Frequently Asked Questions
What are the main differences between a general partner (GP) and limited partner (LP)?
General partners (GPs) have management authority and full responsibility for the partnership’s liabilities. They are actively involved in the operation of the business. Limited partners (LPs) have limited liability, which means their liability is only up to the amount they have invested in the partnership. They don’t participate in the business’s day-to-day operations and management decisions.
How do GP and LP roles differ in private equity?

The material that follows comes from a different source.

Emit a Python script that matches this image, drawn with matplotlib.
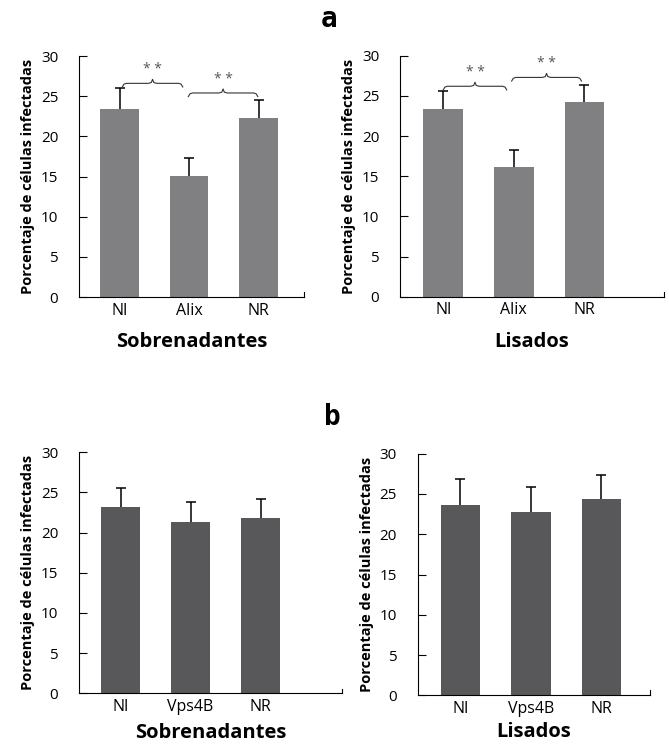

In private equity, GPs manage the fund, which includes sourcing, executing, and managing investments. They often charge management fees and carried interest to the LPs. On the other hand, LPs are passive investors who provide capital to the fund. They expect investment returns and are typically less involved in the decision-making process.
What are the responsibilities of a GP in a real estate partnership?
A GP in a real estate partnership is responsible for managing the partnership’s day-to-day operations, including property acquisition, financing, leasing, and property management. They also make necessary decisions regarding the partnership, such as when to buy or sell properties.
How does the ownership structure work in a GP/LP partnership?
Ownership is divided in a GP/LP partnership based on the partners’ contributions and agreed-upon percentages. GPs typically maintain a smaller ownership stake while managing the partnership, while LPs have a larger ownership stake without having an active role in management.
Which investments are more suitable for LPs and GPs?
LPs are generally more suitable for passive investors looking for diversification and returns on their investments without being actively involved in the management of the business. GPs, on the other hand, are well-suited for active investors with the experience and expertise to manage the partnership and make strategic decisions to achieve the partnership’s goals.